What CT adds to the picture
What micro-CT adds to this picture is the third dimension. Rather than cutting, dissolving, or mechanically testing the sample, a CT scan passes X-rays through it from multiple angles and reconstructs the internal structure as a three-dimensional volume. Pores, grains, fractures, and cement are visible in their actual spatial relationships, at resolutions down to a few microns. Most importantly, the sample comes out of the scanner intact.
That matters for several reasons. Core is finite and often scarce. A plug consumed in a mercury injection test cannot be imaged afterward to understand why the result came out the way it did. CT imaging early in an analysis program allows labs to select which samples are worth committing to destructive testing and which would only generate misleading data, because a fracture introduced during extraction had already compromised the structure. A geoscientist I spoke with at one of the largest oilfield services companies in the world described this as one of CT's most practical contributions: the ability to triage a sample set before anything is destroyed.

A CT-derived 3D model of pore structure in a candidate reservoir rock, the same geometry that determines both hydrocarbon extraction potential and suitability for carbon sequestration.
Running experiments on a digital twin
The 3D model that comes out of a CT scan can also be used directly for simulation. Digital rock physics uses the segmented scan volume as the domain for computational fluid flow models, calculating how fluids would move through the actual pore network of that specific sample under various conditions. SLB now offers digital special core analysis as a complement to physical testing, running virtual experiments varying fluid viscosity, interfacial tension, and wettability scenarios that would take months to execute physically and can be completed in a fraction of the time.
The limitations are real, and the field is candid about them. CT resolution today typically reaches a few microns, which means nano-scale porosity common in tight carbonates and shales remains effectively invisible and must be inferred from other measurements.

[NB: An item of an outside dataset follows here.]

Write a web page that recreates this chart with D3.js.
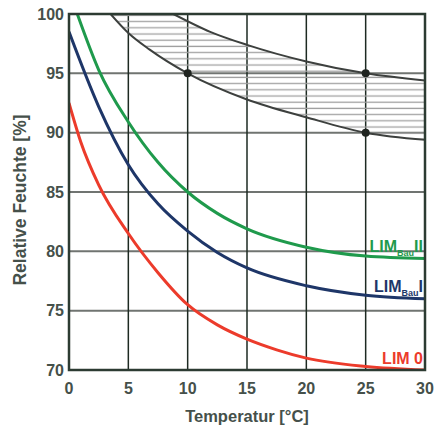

The simulations assume idealized physics and do not yet fully capture the geochemical changes that happen over years of fluid injection or depletion. Digital rock analysis is most reliable when calibrated against physical measurements rather than run independently. Institutions including Stanford's Center for Carbon Storage and IFPEN, the French energy research institute, continue to work on closing these gaps, combining machine learning with CT imaging to predict rock properties faster and with less computational overhead.
How the sequence has changed
What has changed most visibly in practice is the sequencing of an analysis program. Labs now tend to run non-destructive imaging first, using CT to understand the sample population and identify the best candidates for physical testing, then commit a smaller number of carefully selected plugs to the destructive methods that generate the most critical dynamic data. That amounts to fewer tests, better tests, and more confidence in the results.

CT reveals pre-existing fractures in this shale caprock sample, disqualifying it for mechanical testing, while confirming the dense, low-porosity structure that makes caprock an effective seal.
Carbon sequestration
The same logic applies to carbon capture and storage, where core analysis is structurally similar, but the stakes are inverted. Instead of characterizing a reservoir to extract what’s inside it, geoscientists need to characterize one to ensure it will hold what is injected. Porosity and permeability still matter, but so does the chemistry of how rock responds to long-term CO2 exposure, and whether the caprock above the storage formation will remain intact over timescales that extend well beyond a production cycle. Mercury injection and micro-CT are both being applied to seal characterization, and core flooding experiments with CO2-rich brine at reservoir temperature and pressure are generating the geochemical data that regulators and operators need before committing to a site. Recent research on deep saline aquifers has used CT-derived digital rock volumes combined with machine learning to estimate porosity and permeability for CO2 storage evaluation, illustrating how digital techniques can support site screening while limiting destructive tests.
Geothermal energy
Geothermal exploration adds another variation, and an instructive twist. In a geothermal formation, porosity is often a liability instead of an asset. Heat moves better through dense, intact rock, and the questions shift from fluid flow to thermal conductivity, fracture connectivity, and how the rock behaves under cyclic thermal stress. EU-funded research programs have explicitly extended digital rock physics from hydrocarbon reservoirs into geothermal applications, using advanced imaging and simulation to understand rock behavior under the coupled thermal, hydraulic, mechanical, and chemical conditions that govern heat extraction. Here, the same imaging methods are being used to assess the opposite properties.

Lumafield's Voyager software quantifies pore size and distribution in core samples, generating the data that feeds reservoir simulations and CCUS assessments.
Back to the rock
Energy exploration has always been a discipline of inference. A core sample is a small physical fragment of a geological system that may extend for miles, extracted under conditions that alter the very properties being measured, and subjected to a sequence of tests that progressively consume it. The analytical methods that have developed around that problem are not a hierarchy with one technique at the top. They are a sequence, designed so that each method informs the next and the most irreversible steps are saved for last. CT fits into that sequence not because it replaces what came before, but because it tells you something about the rock before anything else does.